------ Source material ------

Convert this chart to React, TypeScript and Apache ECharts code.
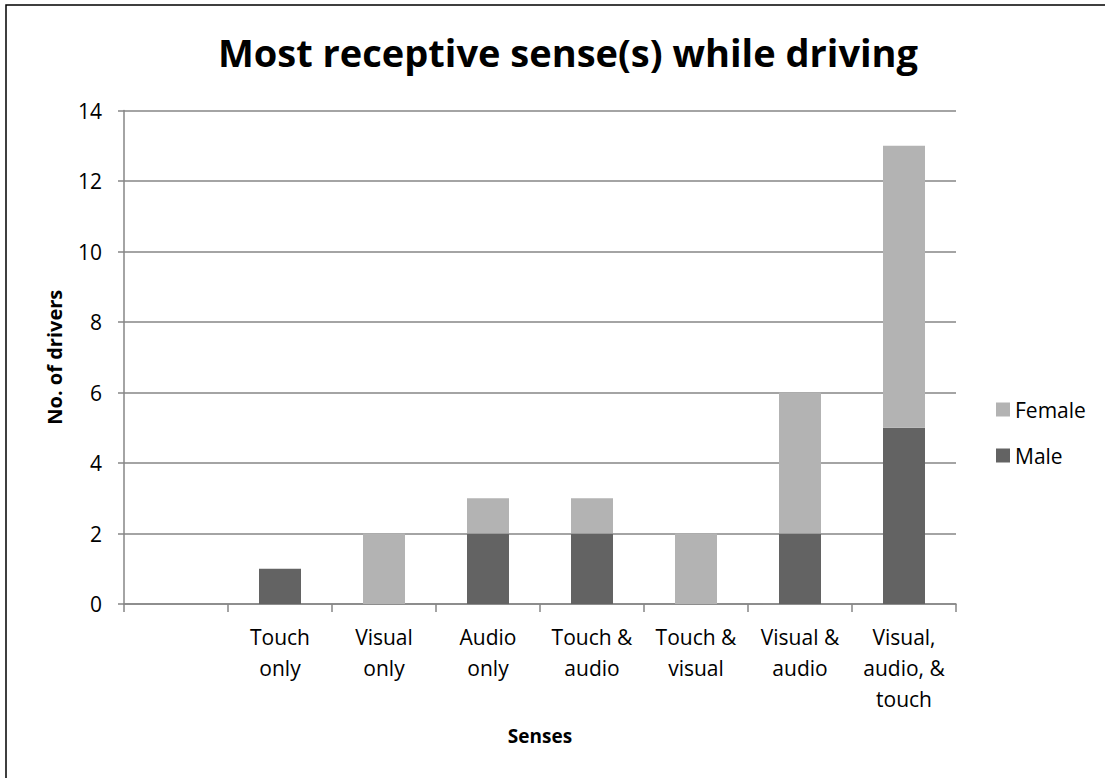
import React, { useEffect, useRef } from "react";
import * as echarts from "echarts";

const categories = [
  "",
  "Touch\nonly",
  "Visual\nonly",
  "Audio\nonly",
  "Touch &\naudio",
  "Touch &\nvisual",
  "Visual &\naudio",
  "Visual,\naudio, &\ntouch",
];
const maleValues = [0, 1, 0, 2, 2, 0, 2, 5];
const femaleValues = [0, 0, 2, 1, 1, 2, 4, 8];
const seriesNames = ["Male", "Female"];

const FONT = "'Open Sans', sans-serif";

export default function App() {
  const ref = useRef<HTMLDivElement>(null);
  useEffect(() => {
    if (!ref.current) return;
    const chart = echarts.init(ref.current, null, { renderer: "svg" });
    chart.setOption({
      animation: false,
      backgroundColor: "#ffffff",
      textStyle: { fontFamily: FONT },
      title: {
        text: "Most receptive sense(s) while driving",
        left: 563,
        textAlign: "center",
        top: 28,
        textStyle: { fontFamily: FONT, fontSize: 38, fontWeight: "bold", color: "#000" },
      },
      graphic: [
        {
          type: "rect",
          shape: { x: 6, y: 5, width: 1120, height: 800 },
          style: { fill: "none", stroke: "#000", lineWidth: 1.5 },
          silent: true,
        },
      ],
      legend: {
        orient: "vertical",
        left: 991,
        top: 394,
        itemWidth: 14,
        itemHeight: 14,
        itemGap: 25,
        icon: "rect",
        data: ["Female", "Male"],
        textStyle: { fontFamily: FONT, fontSize: 21, color: "#000" },
      },
      grid: { left: 124, right: 149, top: 110.5, bottom: 174 },
      xAxis: {
        type: "category",
        data: categories,
        name: "Senses",
        nameLocation: "middle",
        nameGap: 122,
        nameTextStyle: { fontFamily: FONT, fontSize: 19, fontWeight: "bold", color: "#000" },
        axisLine: { lineStyle: { color: "#868686", width: 1.5 } },
        axisTick: { show: true, interval: 0, length: 8, lineStyle: { color: "#868686", width: 1.5 } },
        axisLabel: {
          interval: 0,
          margin: 17,
          fontFamily: FONT,
          fontSize: 21,
          lineHeight: 31,
          color: "#000",
          verticalAlign: "top",
        },
      },
      yAxis: {
        type: "value",
        min: 0,
        max: 14,
        interval: 2,
        name: "No. of drivers",
        nameLocation: "middle",
        nameGap: 60,
        nameTextStyle: { fontFamily: FONT, fontSize: 20, fontWeight: "bold", color: "#000" },
        axisLine: { show: true, lineStyle: { color: "#868686", width: 1.5 } },
        axisTick: { show: true, length: 6, lineStyle: { color: "#868686", width: 1.5 } },
        splitLine: { show: true, lineStyle: { color: "#868686", width: 1.5 } },
        axisLabel: { fontFamily: FONT, fontSize: 21, color: "#000", margin: 22 },
      },
      series: [
        {
          name: seriesNames[0],
          type: "bar",
          stack: "total",
          barWidth: 42,
          data: maleValues,
          itemStyle: { color: "#636363" },
        },
        {
          name: seriesNames[1],
          type: "bar",
          stack: "total",
          barWidth: 42,
          data: femaleValues,
          itemStyle: { color: "#b3b3b3" },
        },
      ],
    });
    return () => chart.dispose();
  }, []);
  return (
    <div
      ref={ref}
      style={{ position: "absolute", left: 0, top: 0, width: 1105, height: 778 }}
    />
  );
}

------

- Problem requirements
Keep the pictures out of the copy and write out the data exactly as it stands.

- Finished answer
Convert this chart to React, TypeScript and Apache ECharts code.
import React, { useEffect, useRef } from "react";
import * as echarts from "echarts";

const categories = [
  "",
  "Touch\nonly",
  "Visual\nonly",
  "Audio\nonly",
  "Touch &\naudio",
  "Touch &\nvisual",
  "Visual &\naudio",
  "Visual,\naudio, &\ntouch",
];
const maleValues = [0, 1, 0, 2, 2, 0, 2, 5];
const femaleValues = [0, 0, 2, 1, 1, 2, 4, 8];
const seriesNames = ["Male", "Female"];

const FONT = "'Open Sans', sans-serif";

export default function App() {
  const ref = useRef<HTMLDivElement>(null);
  useEffect(() => {
    if (!ref.current) return;
    const chart = echarts.init(ref.current, null, { renderer: "svg" });
    chart.setOption({
      animation: false,
      backgroundColor: "#ffffff",
      textStyle: { fontFamily: FONT },
      title: {
        text: "Most receptive sense(s) while driving",
        left: 563,
        textAlign: "center",
        top: 28,
        textStyle: { fontFamily: FONT, fontSize: 38, fontWeight: "bold", color: "#000" },
      },
      graphic: [
        {
          type: "rect",
          shape: { x: 6, y: 5, width: 1120, height: 800 },
          style: { fill: "none", stroke: "#000", lineWidth: 1.5 },
          silent: true,
        },
      ],
      legend: {
        orient: "vertical",
        left: 991,
        top: 394,
        itemWidth: 14,
        itemHeight: 14,
        itemGap: 25,
        icon: "rect",
        data: ["Female", "Male"],
        textStyle: { fontFamily: FONT, fontSize: 21, color: "#000" },
      },
      grid: { left: 124, right: 149, top: 110.5, bottom: 174 },
      xAxis: {
        type: "category",
        data: categories,
        name: "Senses",
        nameLocation: "middle",
        nameGap: 122,
        nameTextStyle: { fontFamily: FONT, fontSize: 19, fontWeight: "bold", color: "#000" },
        axisLine: { lineStyle: { color: "#868686", width: 1.5 } },
        axisTick: { show: true, interval: 0, length: 8, lineStyle: { color: "#868686", width: 1.5 } },
        axisLabel: {
          interval: 0,
          margin: 17,
          fontFamily: FONT,
          fontSize: 21,
          lineHeight: 31,
          color: "#000",
          verticalAlign: "top",
        },
      },
      yAxis: {
        type: "value",
        min: 0,
        max: 14,
        interval: 2,
        name: "No. of drivers",
        nameLocation: "middle",
        nameGap: 60,
        nameTextStyle: { fontFamily: FONT, fontSize: 20, fontWeight: "bold", color: "#000" },
        axisLine: { show: true, lineStyle: { color: "#868686", width: 1.5 } },
        axisTick: { show: true, length: 6, lineStyle: { color: "#868686", width: 1.5 } },
        splitLine: { show: true, lineStyle: { color: "#868686", width: 1.5 } },
        axisLabel: { fontFamily: FONT, fontSize: 21, color: "#000", margin: 22 },
      },
      series: [
        {
          name: seriesNames[0],
          type: "bar",
          stack: "total",
          barWidth: 42,
          data: maleValues,
          itemStyle: { color: "#636363" },
        },
        {
          name: seriesNames[1],
          type: "bar",
          stack: "total",
          barWidth: 42,
          data: femaleValues,
          itemStyle: { color: "#b3b3b3" },
        },
      ],
    });
    return () => chart.dispose();
  }, []);
  return (
    <div
      ref={ref}
      style={{ position: "absolute", left: 0, top: 0, width: 1105, height: 778 }}
    />
  );
}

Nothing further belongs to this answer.